Yesterday, while looking for a particular book on my crowded shelves, I ran across my old Acer Aspire One netbook. I promptly forgot about the book I was looking for and plugged in the netbook to see if it still ticked at all. It did, but as I dabbled with it off and on over the course of the day, it was obvious it needed a new battery and a bunch of other work to be usable for anything, and even if I did all the things, it still wouldn’t really be usable for much of anything. It was barely usable when it was new! So back on the shelf it went. Was fun messing around with it though, and I did find some long forgotten files on it that I may some day remember to get onto some other device. Or not. Maybe they’re best forgotten!

When the husband came home from work, I told him about messing around with my netbook, and naturally, he thought I was trying to solve my problem of not having a desktop computer with the old netbook. Yes and no. A little bit of me had hoped it would at least work well enough to work on the backend of my websites with, and if it could have done only that, I’d have been very pleased, but no way no how does a netbook replace a desktop. Never did. I do though need some sort of actual computer. Using an iPad for everything is wearing me down. My iPad is great, I love it, and it blows the pants off the old netbook (even when it was brand spanking new), but iPads are also not appropriate for every activity.

This morning I’ve once again explore keyboard cases for the iPad. I’ve regularly checked in on them since my very first iPad. I’ve never bought one. The reviews have always been so mixed, so it’s hard to tell if they are all crap or not. The ones that look like they might be best aren’t cheap, and at the point where I’m spending half the cost of a laptop on a keyboard case, I pause. Not having a physical keyboard is not the only irritation my iPad workflow causes me. Lot of money to solve one problem, you know?

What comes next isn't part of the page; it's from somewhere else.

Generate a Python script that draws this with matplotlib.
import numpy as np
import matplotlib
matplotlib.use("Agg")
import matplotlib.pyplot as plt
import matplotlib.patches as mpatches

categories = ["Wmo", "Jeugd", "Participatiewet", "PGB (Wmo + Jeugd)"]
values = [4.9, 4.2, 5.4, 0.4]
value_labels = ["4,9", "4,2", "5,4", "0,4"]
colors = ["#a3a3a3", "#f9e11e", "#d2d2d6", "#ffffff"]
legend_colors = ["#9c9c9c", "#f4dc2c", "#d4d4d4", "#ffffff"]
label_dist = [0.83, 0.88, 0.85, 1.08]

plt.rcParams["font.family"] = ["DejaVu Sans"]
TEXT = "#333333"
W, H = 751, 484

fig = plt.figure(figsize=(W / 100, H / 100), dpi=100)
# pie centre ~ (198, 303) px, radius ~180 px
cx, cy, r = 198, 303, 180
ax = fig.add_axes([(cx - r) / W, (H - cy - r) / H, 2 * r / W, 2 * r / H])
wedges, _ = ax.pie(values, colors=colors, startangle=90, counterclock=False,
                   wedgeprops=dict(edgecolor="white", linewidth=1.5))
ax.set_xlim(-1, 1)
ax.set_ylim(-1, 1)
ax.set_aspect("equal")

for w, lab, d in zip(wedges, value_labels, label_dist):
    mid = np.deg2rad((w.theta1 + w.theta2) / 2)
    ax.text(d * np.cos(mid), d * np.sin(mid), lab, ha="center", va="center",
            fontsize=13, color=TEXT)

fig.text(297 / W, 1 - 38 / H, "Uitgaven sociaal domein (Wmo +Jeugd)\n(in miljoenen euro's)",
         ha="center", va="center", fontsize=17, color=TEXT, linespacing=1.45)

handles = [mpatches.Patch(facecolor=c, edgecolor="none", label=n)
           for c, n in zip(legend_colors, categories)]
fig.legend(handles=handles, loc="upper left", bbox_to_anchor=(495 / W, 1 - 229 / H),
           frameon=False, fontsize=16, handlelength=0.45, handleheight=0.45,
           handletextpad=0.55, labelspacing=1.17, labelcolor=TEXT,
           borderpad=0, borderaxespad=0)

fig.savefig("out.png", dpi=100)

So I continue to get all my computer related work done on my iPad, as I wait impatiently for Apple to come out with the next greatest iMac. I miss my iMac. Not enough to spend money getting a 17 year old computer looked at by someone who could fix it, but I miss having a desktop computer. All the things I need to do are so much easier to do on one. But I want the very newest possible iteration of the iMac, and so I wait on Apple to present one to the public. It’s been a long wait. Too long.

Likely because he’s tired of listening to me complain, the husband has offered to fix up his old laptop for me to use. It really just needs new heat gel put on the processor, irritating to do but not terrible to get done. I’m probably going to pester him about it this weekend, because I’d like to get back to actual computing ASAP. It’ll be the first time I’ve used a Windows PC since 2006, and while generally I’d say I’m not going to enjoy it that much, I don’t know. I’m sure things have changed. It’s possible I adapt, and then I don’t even need a new iMac.

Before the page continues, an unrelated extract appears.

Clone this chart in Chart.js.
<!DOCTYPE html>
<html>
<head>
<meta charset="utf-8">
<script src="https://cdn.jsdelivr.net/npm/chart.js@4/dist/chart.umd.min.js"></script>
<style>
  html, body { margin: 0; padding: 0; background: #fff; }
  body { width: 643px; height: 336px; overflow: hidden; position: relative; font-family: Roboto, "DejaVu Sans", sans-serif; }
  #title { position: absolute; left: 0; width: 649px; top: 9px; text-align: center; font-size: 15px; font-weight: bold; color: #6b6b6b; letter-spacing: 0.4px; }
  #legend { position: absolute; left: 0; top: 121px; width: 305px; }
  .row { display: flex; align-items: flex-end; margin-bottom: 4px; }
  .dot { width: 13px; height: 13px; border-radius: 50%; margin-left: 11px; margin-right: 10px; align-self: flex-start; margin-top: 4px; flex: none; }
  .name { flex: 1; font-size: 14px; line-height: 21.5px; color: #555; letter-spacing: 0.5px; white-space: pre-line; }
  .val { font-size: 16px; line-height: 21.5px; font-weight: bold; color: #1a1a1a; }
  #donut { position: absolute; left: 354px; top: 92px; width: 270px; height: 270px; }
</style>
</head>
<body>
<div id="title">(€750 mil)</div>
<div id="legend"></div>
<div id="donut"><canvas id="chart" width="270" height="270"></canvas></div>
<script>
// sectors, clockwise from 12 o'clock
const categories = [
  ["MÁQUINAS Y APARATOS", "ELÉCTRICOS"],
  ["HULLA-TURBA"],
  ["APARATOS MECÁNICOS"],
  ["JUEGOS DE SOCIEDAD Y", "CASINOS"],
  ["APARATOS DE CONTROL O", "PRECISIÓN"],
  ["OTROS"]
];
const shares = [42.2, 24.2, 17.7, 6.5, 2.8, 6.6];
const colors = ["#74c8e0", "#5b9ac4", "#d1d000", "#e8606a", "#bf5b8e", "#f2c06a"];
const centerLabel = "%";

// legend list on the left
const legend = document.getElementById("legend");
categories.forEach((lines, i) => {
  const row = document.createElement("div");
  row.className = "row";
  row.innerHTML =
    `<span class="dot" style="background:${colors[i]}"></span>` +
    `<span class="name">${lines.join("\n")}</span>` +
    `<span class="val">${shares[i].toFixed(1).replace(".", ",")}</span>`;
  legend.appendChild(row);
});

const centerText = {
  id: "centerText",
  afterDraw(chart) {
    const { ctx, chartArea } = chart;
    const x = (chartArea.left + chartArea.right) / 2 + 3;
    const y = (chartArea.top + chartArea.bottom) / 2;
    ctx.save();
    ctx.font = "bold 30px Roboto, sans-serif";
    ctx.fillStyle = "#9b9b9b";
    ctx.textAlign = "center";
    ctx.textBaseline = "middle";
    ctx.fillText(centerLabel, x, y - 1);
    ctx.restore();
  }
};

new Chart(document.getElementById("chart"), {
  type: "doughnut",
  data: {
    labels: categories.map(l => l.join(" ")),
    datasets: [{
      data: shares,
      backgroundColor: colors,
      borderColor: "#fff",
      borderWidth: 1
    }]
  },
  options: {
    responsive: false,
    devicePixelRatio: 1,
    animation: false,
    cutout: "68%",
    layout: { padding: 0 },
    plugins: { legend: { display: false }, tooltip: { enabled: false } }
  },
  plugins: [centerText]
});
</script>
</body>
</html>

Who am I kidding? Of course I need a new iMac. I’m a member of the Cult of Apple. There is no way I can possibly be deprogrammed. I fell I love with the Apple IIe a million years ago, and then came the Macintosh. I may have been stuck using Windows boxes for ages, but in 2006 I finally got my own Apple computer, and I knew I’d never go back. Until now, because I have to, and I’m going insane trying to get things done on this iPad.